In the UK last year, we witnessed a sustained period of power price growth across the summer. We also observed plenty of extreme price levels, with Winter 18 baseload power prices peaking close to £75/MWh on 10 September 2018 (£49/MWh: 2017). While Summer 2019 baseload peaked at £62/MWh, increasing from £40/MWh 11 months previously. The price spikes were partly driven by high carbon prices and a low output from both wind and hydropower facilities.
Solar power in the UK saw record generation, largely due to the prolonged heat wave throughout the summer months, which provided extended periods of sunshine that benefited solar generators. Notably, high air conditioning loads pushed up the day-ahead price across the weekday lunchtime periods.
Overarching 2018 trends
Analysis from Carbon Brief showed that overall electricity generated in the UK last year fell to its lowest level in a quarter of a century. The reduction was driven by more efficient appliances and lighting, as well as the continued shift away from heavy industry.
Output from renewable sources rose to a record high of overall capacity, generating an estimated 33% of the UK’s total generation in 2018. The expectation is that this trend will increase in 2019 with further offshore wind deployment and a continued reduction in UK demand.
A look back at the ‘Beast from the East’
The cold snap on 1 March 2018 last year saw UK gas prices surge in response to both power and heating demands. System prices reached £990 with extreme price volatility across half hours.
Coal filled the generation gap on 1 March 2018 to meet supply requirements. However, with only 10GW of coal remaining in the UK, and most expected to close by 2021, opportunities to switch on coal assets will be greatly reduced. In the future, gas generation will be required to meet the gap in periods of ‘significant system stress’.
Price movements over the festive season moving us into 2019
Due to wind generation remaining low over the festive season, day-ahead power prices were relatively strong. Day-ahead N2EX auction prices saw a well-supported maximum of £175 (17:00 – 18:00 on 26/11/18) and a minimum of £9 (04:00 – 05:00 on 8/12/18).
Meanwhile, the system price saw a larger spread. Settlement period 19 on New Year’s Eve delivered negative pricing (-£65) due to low demand. However, it soon bounced back on delivery for 1 January 2019, as the overnights delivered at a system price of £22/MWh due to high wind and low demand.
Related to negative pricing, it’s interesting to note that there were 33 number settlement periods that delivered negative pricing from 1 October to 31 December 2018 (66: 2017).
Peak demand has also remained low this Triad season, the peak demand is still at 45.2GW (17:00 to 17:30 on 22/11/2018) for the period so far. Over 3GW lower than 2017/18’s peak figure of 48.5GW.

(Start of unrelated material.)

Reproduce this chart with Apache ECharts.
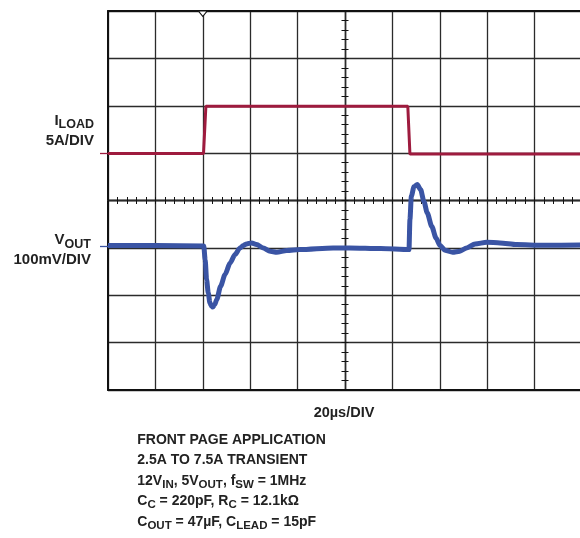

Current Market trends ‘Winter 18’
Winter 18 has seen the UK well supplied with gas this winter due to the number of liquefied natural gas (LNG) cargoes available and the new supply pipeline from Norway. Temperatures have been above seasonal norms, with demand continuing to fall particularly over peak periods. Further increased embedded ‘peaking generation’ has come online this winter.
So far in 2019, gas is being imported to the UK to a greater degree than mainland Europe. This is due to the National Balancing Point-Title Transfer Facility (NBP-TTF) spread remaining above the UK import charge.
The period of cold weather has seen Feb 19 trade up £2 per MWh across recent days.
In summary, we saw a lot of volatility throughout 2018. If these trends continue in 2019, it will become ever more important for industry players to keep a keen eye on price drivers and related insights.